The seas may be rough, so as always, we have sea sickness tablets available free of charge at our ticket office.

Join us by booking online or contact us directly for more information ( / +354 519 5000). 


Report from Eldey: It was dark this morning when we left the harbour with a little bit of rain and a low sky. The wind picked up from yesterday but the swell dropped down so the sailing was pleasant well covered with our overalls. We directly headed to the area where we saw the whales yesterday. At first we did not see anything and we headed more to the south. After a while we saw the blow of a humpback whale. We approached and there was a pair of humpbacks! We had a very nice sightings with beautiful fluke dives. The whale seemed calm, going for 5-6 minutes dives and surfacing again not to far away. After a last sighting of those gracious whales we had to head back to Reykjavik.

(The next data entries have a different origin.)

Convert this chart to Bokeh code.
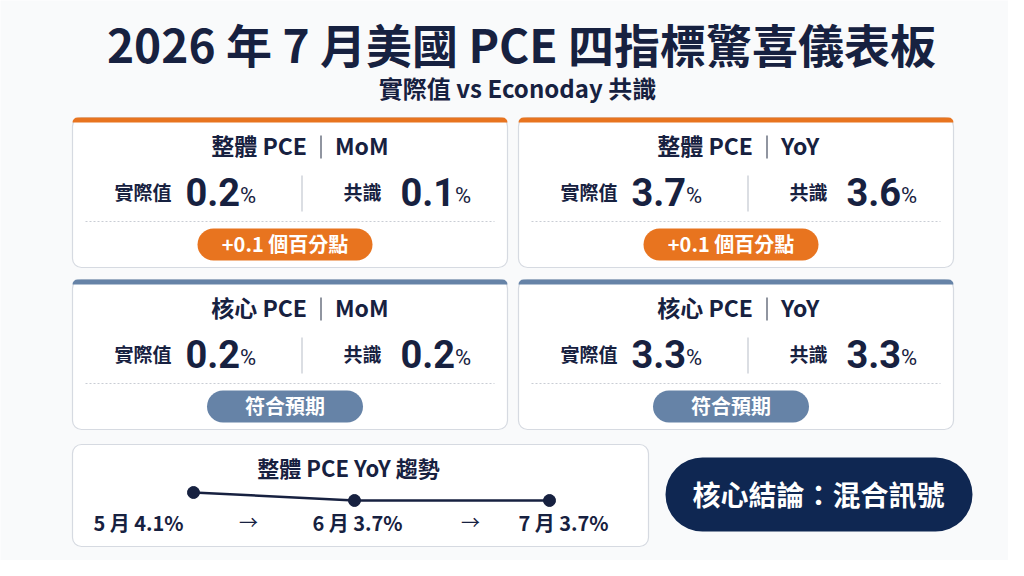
from bokeh.core.properties import value
from bokeh.embed import file_html
from bokeh.models import Range1d
from bokeh.plotting import figure
from bokeh.resources import INLINE

# data
metric_names = ["整體 PCE", "整體 PCE", "核心 PCE", "核心 PCE"]
metric_periods = ["MoM", "YoY", "MoM", "YoY"]
actual = [0.2, 3.7, 0.2, 3.3]
consensus = [0.1, 3.6, 0.2, 3.3]
badge_texts = ["+0.1 個百分點", "+0.1 個百分點", "符合預期", "符合預期"]

trend_months = ["5 月", "6 月", "7 月"]
trend_yoy = [4.1, 3.7, 3.7]

title = "2026 年 7 月美國 PCE 四指標驚喜儀表板"
subtitle = "實際值 vs Econoday 共識"
conclusion = "核心結論：混合訊號"

# styles
CJK = "Noto Sans CJK TC"
NUM = "Roboto"
NAVY = "#172140"
ORANGE = "#e8741f"
SLATE = "#6683a7"
BORDER = "#d6dae1"
BG = "#f9fafb"

# layout (pixel coordinates, y measured from the top)
card_lefts = [72, 518]
card_tops = [117, 279]
card_w, card_h = 435, 150
trend_box = (72, 648, 444, 546)
trend_pt_x = [193, 354, 549]
trend_label_x = [138, 357, 563]
arrow_x = [248, 470]

W, H = 1008, 560


def Y(y):
    return H - y


p = figure(width=W, height=H, x_range=Range1d(0, W), y_range=Range1d(0, H),
           output_backend="svg", toolbar_location=None, min_border=0)
p.axis.visible = False
p.grid.visible = False
p.outline_line_color = None
p.background_fill_color = BG
p.border_fill_color = BG


def txt(x, y, s, size, color=NAVY, align="center", font=CJK, style="bold"):
    p.text(x=[x], y=[Y(y)], text=[s], text_font=value(font), text_font_style=style,
           text_font_size=f"{size}px", text_color=color, text_align=align,
           text_baseline="middle")


def box(l, r, t, b, fill, line=None, radius=0, lw=1.2):
    p.quad(left=[l], right=[r], top=[Y(t)], bottom=[Y(b)], fill_color=fill,
           line_color=line, line_width=lw, border_radius=radius)


def num_width(s, size):
    return sum(0.27 if c == "." else 0.57 for c in s) * size


# title
txt(521, 42, title, 46)
txt(517, 87, subtitle, 24)

# four metric cards
for i in range(4):
    L = card_lefts[i % 2]
    T = card_tops[i // 2]
    R, B = L + card_w, T + card_h
    cx = (L + R) / 2
    accent = ORANGE if actual[i] != consensus[i] else SLATE

    box(L, R, T, B, "white", BORDER, radius=9)
    box(L, R, T, T + 5, accent, None, radius=(9, 9, 0, 0))

    # heading: name | period
    bar_x = cx + 31
    txt(bar_x - 14, T + 27, metric_names[i], 23, align="right")
    txt(bar_x + 14, T + 27, metric_periods[i], 23, align="left")
    p.segment(x0=[bar_x], y0=[Y(T + 18)], x1=[bar_x], y1=[Y(T + 41)], line_color="#6b7280",
              line_width=1.5)

    # actual vs consensus
    vy = T + 74
    a_s, c_s = f"{actual[i]:.1f}", f"{consensus[i]:.1f}"
    txt(L + 99, vy, "實際值", 19, align="right")
    txt(L + 113, vy, a_s, 38, align="left", font=NUM)
    txt(L + 114 + num_width(a_s, 38), vy + 4, "%", 22, align="left", font=NUM, style="normal")
    txt(L + 309, vy, "共識", 19, align="right")
    txt(L + 328, vy, c_s, 38, align="left", font=NUM)
    txt(L + 329 + num_width(c_s, 38), vy + 4, "%", 22, align="left", font=NUM, style="normal")
    p.segment(x0=[cx + 12], y0=[Y(T + 58)], x1=[cx + 12], y1=[Y(T + 94)],
              line_color="#cfd3da", line_width=1.5)

    # dotted rule
    p.segment(x0=[L + 13], y0=[Y(T + 104)], x1=[R - 13], y1=[Y(T + 104)],
              line_color="#c9cdd4", line_width=1, line_dash="2 2")

    # badge
    bw = 175 if accent == ORANGE else 156
    bx = cx - 5
    box(bx - bw / 2, bx + bw / 2, T + 111, T + 143, accent, None, radius=16)
    txt(bx, T + 126, badge_texts[i], 20, color="white")

# trend box
l, r, t, b = trend_box
box(l, r, t, b, "white", BORDER, radius=9)
txt(348, t + 22, "整體 PCE YoY 趨勢", 22)


def trend_y(v):
    return 500 - (v - 3.7) * 20


ys = [Y(trend_y(v)) for v in trend_yoy]
p.line(x=trend_pt_x, y=ys, line_color=NAVY, line_width=2.5)
p.scatter(x=trend_pt_x, y=ys, size=12, fill_color=NAVY, line_color=NAVY)
for k in range(3):
    txt(trend_label_x[k], 522, f"{trend_months[k]} {trend_yoy[k]:.1f}%", 20)
for ax in arrow_x:
    txt(ax, 521, "→", 19, style="normal")

# conclusion pill
box(665, 972, 457, 531, "#0f2752", None, radius=37)
txt(818, 493, conclusion, 28, color="white")

open("out.html", "w").write(file_html(p, INLINE))
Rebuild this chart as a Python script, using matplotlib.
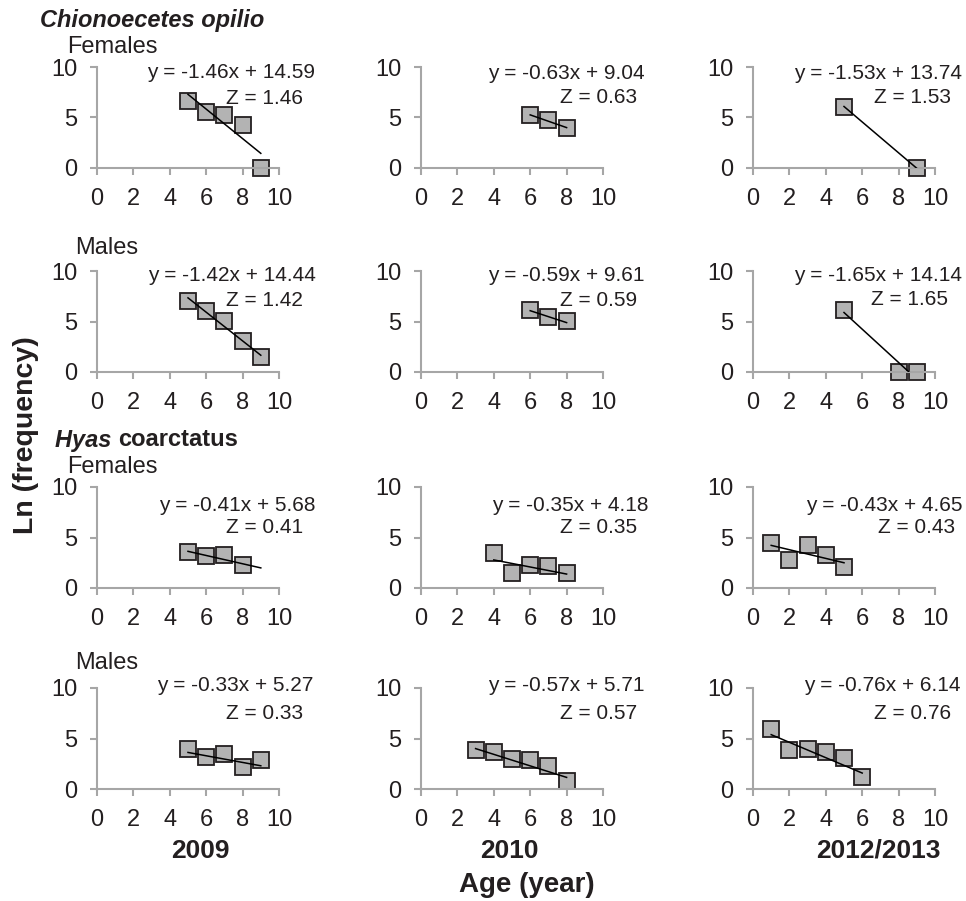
import matplotlib
matplotlib.use("Agg")
import matplotlib.pyplot as plt

plt.rcParams['font.family'] = ['Liberation Sans', 'DejaVu Sans']

# ---- data (row-major: CO females, CO males, HC females, HC males; cols 2009, 2010, 2012/2013)
ages = [
    [[5, 6, 7, 8, 9], [6, 7, 8], [5, 9]],
    [[5, 6, 7, 8, 9], [6, 7, 8], [5, 8, 9]],
    [[5, 6, 7, 8], [4, 5, 6, 7, 8], [1, 2, 3, 4, 5]],
    [[5, 6, 7, 8, 9], [3, 4, 5, 6, 7, 8], [1, 2, 3, 4, 5, 6]],
]
lnfreq = [
    [[6.6, 5.57, 5.23, 4.23, 0.0], [5.23, 4.77, 3.93], [6.0, 0.0]],
    [[7.03, 6.04, 5.05, 3.07, 1.49], [6.17, 5.45, 5.05], [6.17, 0.0, 0.0]],
    [[3.56, 3.13, 3.3, 2.24], [3.5, 1.49, 2.31, 2.18, 1.49], [4.46, 2.74, 4.22, 3.3, 2.08]],
    [[3.97, 3.21, 3.44, 2.22, 2.88], [3.87, 3.64, 2.98, 2.88, 2.32, 0.83], [5.96, 3.87, 3.97, 3.71, 3.11, 1.23]],
]
slopes = [
    [-1.46, -0.63, -1.53],
    [-1.42, -0.59, -1.65],
    [-0.41, -0.35, -0.43],
    [-0.33, -0.57, -0.76],
]
intercepts = [
    [14.59, 9.04, 13.74],
    [14.44, 9.61, 14.14],
    [5.68, 4.18, 4.65],
    [5.27, 5.71, 6.14],
]
# trendline x-range
line_range = [
    [(5, 9), (6, 8), (5, 9)],
    [(5, 9), (6, 8), (5, 9)],
    [(5, 9), (4, 8), (1, 5)],
    [(5, 9), (3, 8), (1, 6)],
]
col_labels = ["2009", "2010", "2012/2013"]
xticks = [0, 2, 4, 6, 8, 10]
yticks = [0, 5, 10]

# ---- layout (pixels)
W, H = 966, 901
col_x0 = [97, 421, 753]
ax_w = 182
row_y10 = [67, 271, 487, 688]
ax_h = 101

# equation text positions (axes fraction: eq right x, eq y, Z right x, Z y)
eq_pos = [
    [(1.20, 0.95, 1.13, 0.69), (1.23, 0.94, 1.19, 0.70), (1.15, 0.94, 1.09, 0.70)],
    [(1.20, 0.96, 1.13, 0.71), (1.23, 0.96, 1.19, 0.71), (1.15, 0.96, 1.07, 0.72)],
    [(1.20, 0.82, 1.13, 0.60), (1.25, 0.82, 1.19, 0.60), (1.15, 0.82, 1.11, 0.60)],
    [(1.19, 1.02, 1.13, 0.75), (1.23, 1.02, 1.19, 0.75), (1.14, 1.02, 1.09, 0.75)],
]

spine_c = '#a6a6a6'
text_c = '#231f20'
fs_eq = 15
fs_tick = 17
fs_lab = 17

fig = plt.figure(figsize=(W / 100, H / 100), dpi=100)
for r in range(4):
    for c in range(3):
        left = col_x0[c] / W
        bottom = 1 - (row_y10[r] + ax_h) / H
        ax = fig.add_axes([left, bottom, ax_w / W, ax_h / H])
        ax.set_xlim(0, 10)
        ax.set_ylim(0, 10)
        ax.set_xticks(xticks)
        ax.set_yticks(yticks)
        for s in ['top', 'right']:
            ax.spines[s].set_visible(False)
        for s in ['left', 'bottom']:
            ax.spines[s].set_color(spine_c)
            ax.spines[s].set_linewidth(1.5)
        ax.tick_params(axis='both', colors=spine_c, width=1.5, length=5,
                       labelsize=fs_tick, labelcolor=text_c, direction='out')
        ax.tick_params(axis='x', pad=9.5)
        ax.tick_params(axis='y', pad=9)
        ax.patch.set_visible(False)
        x0, x1 = line_range[r][c]
        m, b = slopes[r][c], intercepts[r][c]
        ax.plot([x0, x1], [m * x0 + b, m * x1 + b], color='black', lw=1.1, zorder=3)
        ax.plot(ages[r][c], lnfreq[r][c], linestyle='none', marker='s', markersize=11,
                markerfacecolor='#b3b3b3', markeredgecolor='#231f20', markeredgewidth=1.3,
                clip_on=False, zorder=2)
        ex, ey, zx, zy = eq_pos[r][c]
        ax.text(ex, ey, f"y = {m:.2f}x + {b:.2f}", transform=ax.transAxes,
                ha='right', va='center', fontsize=fs_eq, color=text_c)
        ax.text(zx, zy, f"Z = {abs(m):.2f}", transform=ax.transAxes,
                ha='right', va='center', fontsize=fs_eq, color=text_c)


def fx(px):
    return px / W


def fy(py):
    return 1 - py / H


fig.text(fx(40), fy(20), "Chionoecetes opilio", fontsize=17, fontweight='bold',
         fontstyle='italic', ha='left', va='center', color=text_c)
t_h = fig.text(fx(55), fy(440), "Hyas ", fontsize=17, fontweight='bold',
               fontstyle='italic', ha='left', va='center', color=text_c)
renderer = fig.canvas.get_renderer()
bb = t_h.get_window_extent(renderer)
fig.text(bb.x1 / W, fy(440), "coarctatus", fontsize=17, fontweight='bold',
         ha='left', va='center', color=text_c)
fig.text(fx(67), fy(47), "Females", fontsize=fs_lab, ha='left', va='center', color=text_c)
fig.text(fx(75), fy(248), "Males", fontsize=fs_lab, ha='left', va='center', color=text_c)
fig.text(fx(67), fy(467), "Females", fontsize=fs_lab, ha='left', va='center', color=text_c)
fig.text(fx(75), fy(663), "Males", fontsize=fs_lab, ha='left', va='center', color=text_c)

for c, lab in enumerate(col_labels):
    cx = [200, 509, 878][c]
    fig.text(fx(cx), fy(851), lab, fontsize=19, fontweight='bold', ha='center',
             va='center', color=text_c)
fig.text(fx(527), fy(885), "Age (year)", fontsize=20, fontweight='bold', ha='center',
         va='center', color=text_c)
fig.text(fx(26), fy(435), "Ln (frequency)", fontsize=20.5, fontweight='bold', ha='center',
         va='center', rotation=90, color=text_c)

fig.savefig("out.png", dpi=100)
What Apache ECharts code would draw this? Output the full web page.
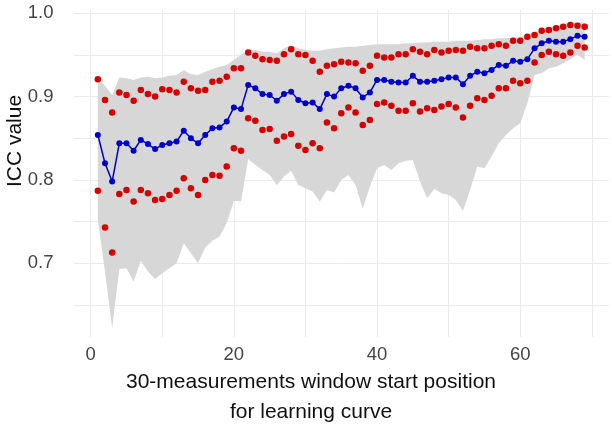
<!DOCTYPE html>
<html>
<head>
<meta charset="utf-8">
<script src="https://cdn.jsdelivr.net/npm/echarts@6/dist/echarts.min.js"></script>
<style>
html,body{margin:0;padding:0;background:#fff;}
#chart{width:612px;height:426px;}
</style>
</head>
<body>
<div id="chart"></div>
<script>
// window start positions
const positions = [1,2,3,4,5,6,7,8,9,10,11,12,13,14,15,16,17,18,19,20,21,22,23,24,25,26,27,28,29,30,
  31,32,33,34,35,36,37,38,39,40,41,42,43,44,45,46,47,48,49,50,51,52,53,54,55,56,57,58,59,60,
  61,62,63,64,65,66,67,68,69];
// ICC estimate (blue)
const iccValue = [0.854,0.820,0.798,0.844,0.844,0.835,0.848,0.843,0.837,0.842,
  0.844,0.846,0.859,0.850,0.844,0.854,0.862,0.863,0.870,0.887,
  0.885,0.914,0.910,0.903,0.902,0.895,0.903,0.906,0.896,0.892,
  0.893,0.885,0.903,0.900,0.910,0.913,0.910,0.899,0.905,0.920,
  0.920,0.918,0.917,0.917,0.925,0.918,0.918,0.919,0.921,0.923,
  0.923,0.915,0.925,0.930,0.928,0.932,0.938,0.937,0.943,0.942,
  0.945,0.958,0.964,0.967,0.966,0.966,0.969,0.973,0.972];
// upper red points
const ciUpper = [0.921,0.896,0.881,0.905,0.902,0.895,0.908,0.903,0.900,0.909,
  0.908,0.905,0.918,0.910,0.907,0.908,0.918,0.919,0.924,0.934,
  0.934,0.953,0.949,0.945,0.944,0.943,0.951,0.957,0.951,0.950,
  0.943,0.930,0.937,0.939,0.942,0.941,0.940,0.931,0.937,0.949,
  0.947,0.947,0.951,0.951,0.957,0.954,0.951,0.956,0.953,0.955,
  0.956,0.955,0.960,0.958,0.958,0.961,0.963,0.961,0.967,0.967,
  0.972,0.974,0.979,0.980,0.982,0.984,0.986,0.985,0.984];
// lower red points
const ciLower = [0.787,0.743,0.713,0.783,0.788,0.774,0.788,0.784,0.776,0.777,
  0.782,0.787,0.802,0.790,0.782,0.800,0.806,0.805,0.816,0.838,
  0.835,0.874,0.871,0.860,0.861,0.847,0.852,0.855,0.841,0.836,
  0.844,0.838,0.869,0.862,0.880,0.887,0.881,0.866,0.872,0.891,
  0.893,0.889,0.883,0.883,0.892,0.882,0.886,0.884,0.888,0.891,
  0.887,0.875,0.889,0.898,0.896,0.901,0.910,0.910,0.919,0.916,
  0.919,0.941,0.950,0.954,0.951,0.949,0.953,0.961,0.959];
// grey band upper edge
const bandUpper = [0.922,0.913,0.902,0.923,0.922,0.920,0.923,0.924,0.922,0.923,
  0.925,0.926,0.932,0.927,0.926,0.930,0.933,0.936,0.938,0.944,
  0.950,0.956,0.956,0.954,0.954,0.952,0.958,0.962,0.958,0.956,
  0.955,0.955,0.957,0.958,0.959,0.960,0.960,0.961,0.962,0.963,
  0.963,0.963,0.963,0.964,0.964,0.965,0.965,0.966,0.966,0.966,
  0.967,0.967,0.967,0.968,0.969,0.969,0.970,0.970,0.971,0.971,
  0.975,0.977,0.981,0.983,0.985,0.987,0.989,0.989,0.989];
// grey band lower edge
const bandLower = [0.752,0.690,0.622,0.693,0.694,0.678,0.703,0.690,0.681,0.688,
  0.694,0.700,0.724,0.712,0.700,0.719,0.727,0.732,0.748,0.775,
  0.774,0.825,0.818,0.812,0.806,0.794,0.804,0.811,0.794,0.790,
  0.786,0.774,0.788,0.785,0.800,0.806,0.794,0.765,0.792,0.814,
  0.818,0.812,0.820,0.823,0.824,0.798,0.778,0.789,0.784,0.782,
  0.776,0.763,0.788,0.816,0.814,0.828,0.844,0.854,0.862,0.868,
  0.892,0.926,0.928,0.934,0.936,0.940,0.945,0.951,0.944];
const xTickLabels = [0,20,40,60];
const yTickLabels = [0.7,0.8,0.9,1.0];
const xGrid = [0,10,20,30,40,50,60,70];
const yGrid = [0.65,0.7,0.75,0.8,0.85,0.9,0.95,1.0];

const pairs = (ys) => positions.map((x,i)=>[x, ys[i]]);

const FONT = 'Liberation Sans, Arial, sans-serif';
const chart = echarts.init(document.getElementById('chart'), null, {renderer:'canvas'});
chart.setOption({
  animation:false,
  grid:{left:73.5, right:3, top:10, bottom:89, containLabel:false},
  xAxis:{type:'value', min:-2.4, max:72.4,
    axisLine:{show:false}, axisTick:{show:false}, splitLine:{show:false},
    axisLabel:{customValues:xTickLabels, fontSize:18.5, color:'#444', fontFamily:FONT, margin:8}},
  yAxis:{type:'value', min:0.6114, max:1.004,
    axisLine:{show:false}, axisTick:{show:false}, splitLine:{show:false},
    axisLabel:{customValues:yTickLabels, fontSize:18.5, color:'#444', fontFamily:FONT, margin:20,
      formatter:(v)=>v.toFixed(1)}},
  series:[
    {type:'line', name:'grid', data:[], silent:true, z:0,
      markLine:{silent:true, symbol:'none', label:{show:false}, animation:false, z:0, zlevel:0,
        lineStyle:{color:'#ebebeb', width:1, type:'solid'},
        data: xGrid.map(v=>({xAxis:v})).concat(yGrid.map(v=>({yAxis:v})))}},
    {type:'custom', name:'band', data:pairs(bandLower), silent:true, z:1, clip:true,
      renderItem:(params, api)=>{
        if (params.dataIndex !== 0) return null;
        const pts = [];
        for (let i=0;i<positions.length;i++) pts.push(api.coord([positions[i], bandUpper[i]]));
        for (let i=positions.length-1;i>=0;i--) pts.push(api.coord([positions[i], bandLower[i]]));
        return {type:'polygon', shape:{points:pts}, style:{fill:'#d7d7d7', stroke:null}};
      }},
    {type:'scatter', name:'upper', data:pairs(ciUpper), symbolSize:6.5,
      itemStyle:{color:'#d50000', opacity:1}, z:3},
    {type:'scatter', name:'lower', data:pairs(ciLower), symbolSize:6.5,
      itemStyle:{color:'#d50000', opacity:1}, z:3},
    {type:'line', name:'ICC', data:pairs(iccValue), symbol:'circle', symbolSize:6, showAllSymbol:true,
      lineStyle:{color:'#0000cc', width:1.5}, itemStyle:{color:'#0000cc', opacity:1}, z:4}
  ],
  graphic:[
    {type:'text', x:311, y:382, style:{text:'30-measurements window start position', font:'21px '+FONT,
      fill:'#111', textAlign:'center', textVerticalAlign:'middle'}},
    {type:'text', x:311, y:412, style:{text:'for learning curve', font:'21px '+FONT,
      fill:'#111', textAlign:'center', textVerticalAlign:'middle'}},
    {type:'text', x:15, y:141, rotation:Math.PI/2, style:{text:'ICC value', font:'21px '+FONT,
      fill:'#111', textAlign:'center', textVerticalAlign:'middle'}}
  ]
});
</script>
</body>
</html>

During the way back we also crossed the path of a minke whale that surfaced a few times on our side. A lovely morning.

- Miquel Pons


Report from Eldey: The bay was full of marine mammals this afternoon. We saw a group of four harbour porpoises a few minutes after we left the harbour, another three harbour porpoises a bit further out into the bay, and then again after about an hour sailing. On the way we also encountered a pod of around 5 white-beaked dolphins. Some of the dolphins came close to the boat and we could enjoy them as they surfed the waves and swam scattered around the boat. After some nice moments with the dolphins, we decided to continue to the area where we had encountered the humpback whales this morning. We spotted a humpback whale´s fluke in the distance and tried to approach it, but when it surfaced again it was even further away from us. Through communication with other whale watchers, we found out that there was another sighting in the direction of Reykjavík, and as we were quite far out we decided to search for that individual. When we arrived, we saw two humpback whales close together. We thought they were the whales from the morning, but we will have to research our photos of their dorsal fins and flukes in order to identify them. Suddenly, we saw another blow and we discovered that there were actually three humpback whales in this area. It was amazing to see the whales so close together and also very close to our boat. When we had decided it was time to leave, one of the humpback whales gave us a spectacular goodbye by lifting its tail fin out of the water, very clearly showing us its unique pattern and impressive fluke. On the way back it rained a lot, but we were all happy inside after having had some incredible encounters.